Enquanto outras atrizes choraram ao interpretar a história contada, Marília Pêra preferiu conter suas lágrimas. E, atenta ao processo de desconstrução real-ficção em curso, mostrou uma espécie de batom, chamado pelos atores de cristal japonês, utilizado para provocar lágrimas. Um truque simples: antes da cena, o ator passa um pouco do produto na ponta dos dedos, como se fosse mesmo um batom. Na hora de chorar, esfrega os olhos fingindo limpar uma lágrima e elas passam a brotar naturalmente. Para quem achava que o ator precisava vivenciar a emoção ou entrar em algum transe para chorar em cena, foi mais uma ruptura entre realidade e ficção. Não é à toa que qualquer atorzinho de Malhação consegue chorar.

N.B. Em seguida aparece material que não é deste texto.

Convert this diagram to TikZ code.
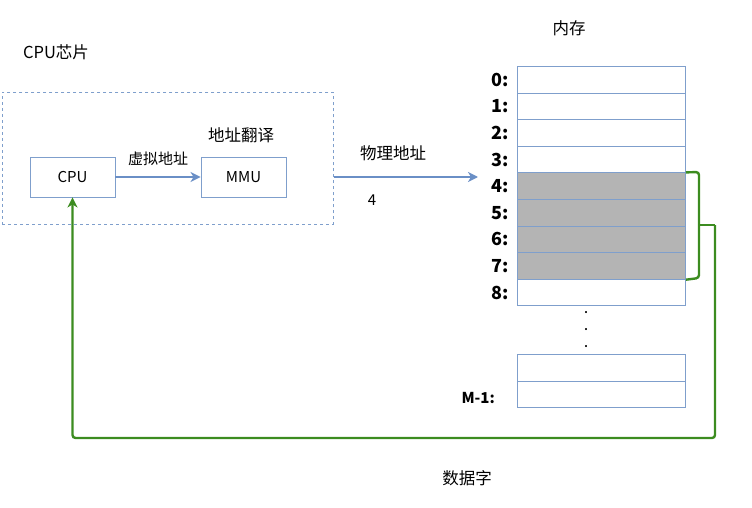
\documentclass[tikz,border=0pt]{standalone}
\usepackage{fontspec}
\setmainfont{Noto Sans CJK SC}
\usetikzlibrary{arrows.meta}
\definecolor{boxblue}{HTML}{7F9FCC}
\definecolor{arrblue}{HTML}{6A8FC6}
\definecolor{dgreen}{HTML}{3C8C20}
\definecolor{cellgray}{HTML}{B4B4B4}
\tikzset{
  unitbox/.style={draw=boxblue, line width=0.9pt, minimum width=85pt, minimum height=40pt, inner sep=0pt, font=\fontsize{15}{15}\selectfont},
  cell/.style={draw=boxblue, line width=0.9pt, minimum width=168pt, minimum height=26.6pt, inner sep=0pt, anchor=north west},
  shaded/.style={cell, fill=cellgray},
  addr/.style={font=\fontsize{18}{18}\selectfont\bfseries, anchor=east, inner sep=0pt},
  lbl/.style={font=\fontsize{14}{14}\selectfont, inner sep=0pt},
  cjk/.style={font=\fontsize{16.5}{16.5}\selectfont, inner sep=0pt},
  barrow/.style={draw=arrblue, line width=2pt, -{Stealth[length=10pt,width=10pt,inset=3pt]}},
  garrow/.style={draw=dgreen, line width=2.4pt, rounded corners=3pt}
}
\begin{document}
\begin{tikzpicture}[x=1pt,y=-1pt]
\useasboundingbox (0,0) rectangle (752,508);
% chip
\node[cjk] (chiplbl) at (56,52) {CPU芯片};
\node[draw=boxblue, dashed, line width=0.8pt, minimum width=331pt, minimum height=132pt, inner sep=0pt, anchor=north west] (chip) at (2,92) {};
\node[unitbox] (cpu) at (72.5,177) {CPU};
\node[unitbox] (mmu) at (243.5,177) {MMU};
\node[cjk] (mmulbl) at (241,135) {地址翻译};
\draw[barrow] (cpu) -- node[inner sep=0pt, above=10pt, font=\fontsize{15}{15}\selectfont] (vlbl) {虚拟地址} (mmu);
% physical address
\coordinate (pend) at (478,177);
\draw[barrow] (chip.east |- pend) -- (pend);
\node[cjk] (plbl) at (393,153) {物理地址};
\node[lbl, font=\fontsize{15}{15}\selectfont] (four) at (372,200) {4};
% memory
\node[cjk] (memlbl) at (569,28) {内存};
\foreach \i/\s in {0/cell,1/cell,2/cell,3/cell,4/shaded,5/shaded,6/shaded,7/shaded,8/cell}{
  \node[\s] (m\i) at (517,{66+26.6*\i}) {};
  \node[addr] (a\i) at ([xshift=-8pt]m\i.west) {\i:};
}
\node[inner sep=0pt] (d1) at (586,313) {\textbf{.}};
\node[inner sep=0pt] (d2) at (586,330) {\textbf{.}};
\node[inner sep=0pt] (d3) at (586,347) {\textbf{.}};
\node[cell] (mA) at (517,354) {};
\node[cell] (mB) at (517,380.6) {};
\node[font=\fontsize{15}{15}\selectfont\bfseries, inner sep=0pt, anchor=east] (mlbl) at ([xshift=-22pt,yshift=-4pt]mB.west) {M-1:};
% bracket and data path
\coordinate (bmid) at (715,225);
\draw[garrow] (m4.north east) -- (699,172) -- (699,278) -- (m7.south east);
\draw[dgreen, line width=2.4pt] (699,225) -- (bmid);
\draw[garrow, -{Stealth[length=10pt,width=10pt,inset=3pt]}] (bmid) -- (715,438) -- (cpu.south |- 0,438) -- (cpu.south);
\node[cjk] (dlbl) at (467,478) {数据字};
\end{tikzpicture}
\end{document}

Não satisfeito, Coutinho nos reserva lágrimas reais no final. A turca rompida com a filha citada acima volta ao jogo de cena, reclamando insatisfação com o depoimento inicial. É a única vez que isso acontece no filme. Consumida pela saudade da filha que a ignora desde que a mãe a agrediu, e que mora nos EUA, ela canta “Se Essa Rua Fosse Minha”, clássica canção de ninar. À maneira do personagem que canta Sinatra em Edifício Master, é difícil conter as lágrimas. Cada estrofe da velha canção ganha novos contornos, como se escritas especialmente para retratar os dois lados da difícil relação de amor entre mãe e filha, onde não há espaço para a compreensão mútua: “Se eu roubei teu coração, foi porque tu também roubaste o meu”. A filha também deve sofrer.

Desde Nanook do Norte e alguns filmes de Jean Rouch, ninguém mexia tanto com a fronteira entre realidade e ficção. Ao final de tanto experimento, Coutinho conseguiu um desses raros filmes que não terminam nos letreiros, mas saem conosco para os bares, restaurantes, sofá da sala, hall do cinema ou qualquer lugar onde dois ou mais cinéfilos possam conversar por muito tempo. Jogo de Cena é ouro puro.